In typical systems, the particulate filter 150 receives exhaust directly from the DOC. Accordingly, the particulate filter inlet exhaust temperature is approximately equal to the DOC outlet exhaust temperature. Therefore, an important tool in achieving a desired particulate filter inlet exhaust temperature is to ensure that the DOC is operating at the proper temperature for oxidation to occur. Because the temperature of the catalytic component is dependent upon the engine output exhaust temperature, many conventional engine systems employ various methods for controlling engine output exhaust temperature. However, such conventional methods can have several shortcomings.
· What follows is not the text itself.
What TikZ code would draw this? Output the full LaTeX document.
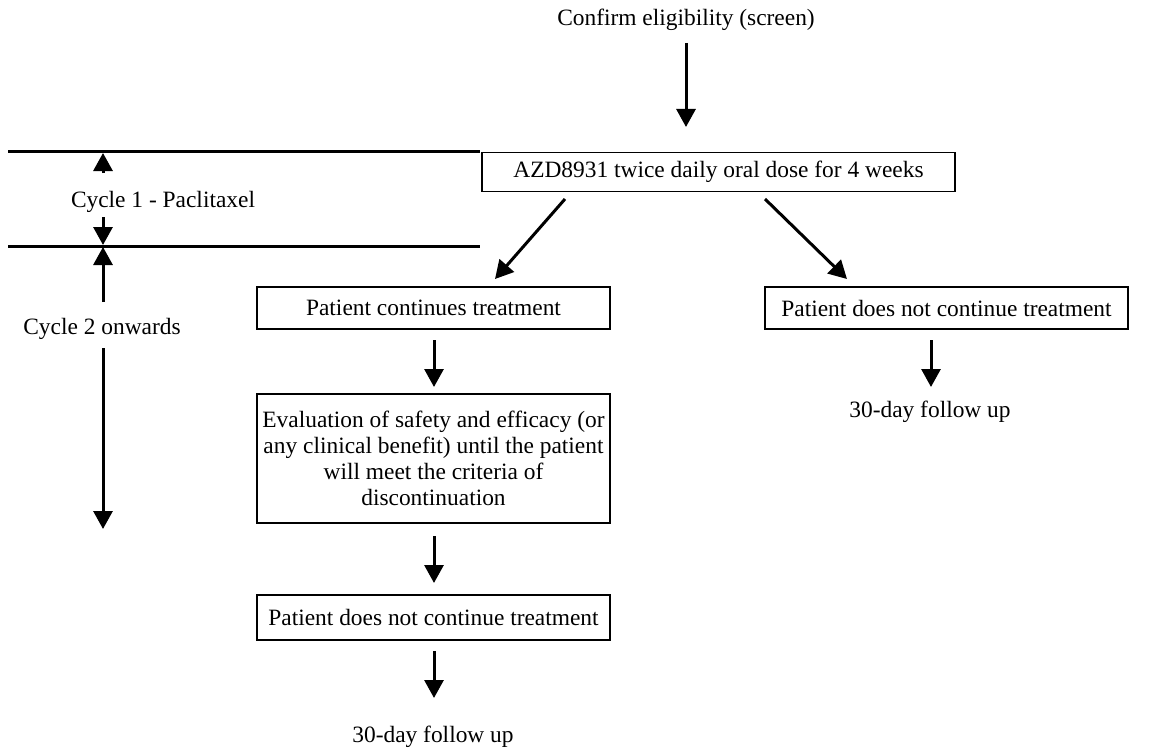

For example, for some mid-range engines operating under low load conditions and urban-type driving conditions (e.g., start-stop driving conditions with long periods of idle engine running), the engine output exhaust temperature control methods for such engines may be unable to achieve the engine output exhaust temperatures necessary to reach DOC activation temperatures. Moreover, when the engine is operating under low ambient air temperatures, it may be even more difficult for conventional engine output exhaust temperature control methods to attain adequately high engine output exhaust temperatures. When the DOC activation temperatures are not reached, the particulate filter may not adequately be able to regenerate, possibly resulting in the engine system outputting undesirable white smoke into the environment.
Based on the foregoing, a need exists for an engine controls strategy that achieves targeted engine output exhaust temperatures for achieving DOC activation temperatures and desired particulate filter inlet temperatures for regeneration events without the shortcomings of conventional engine output exhaust temperature control methods.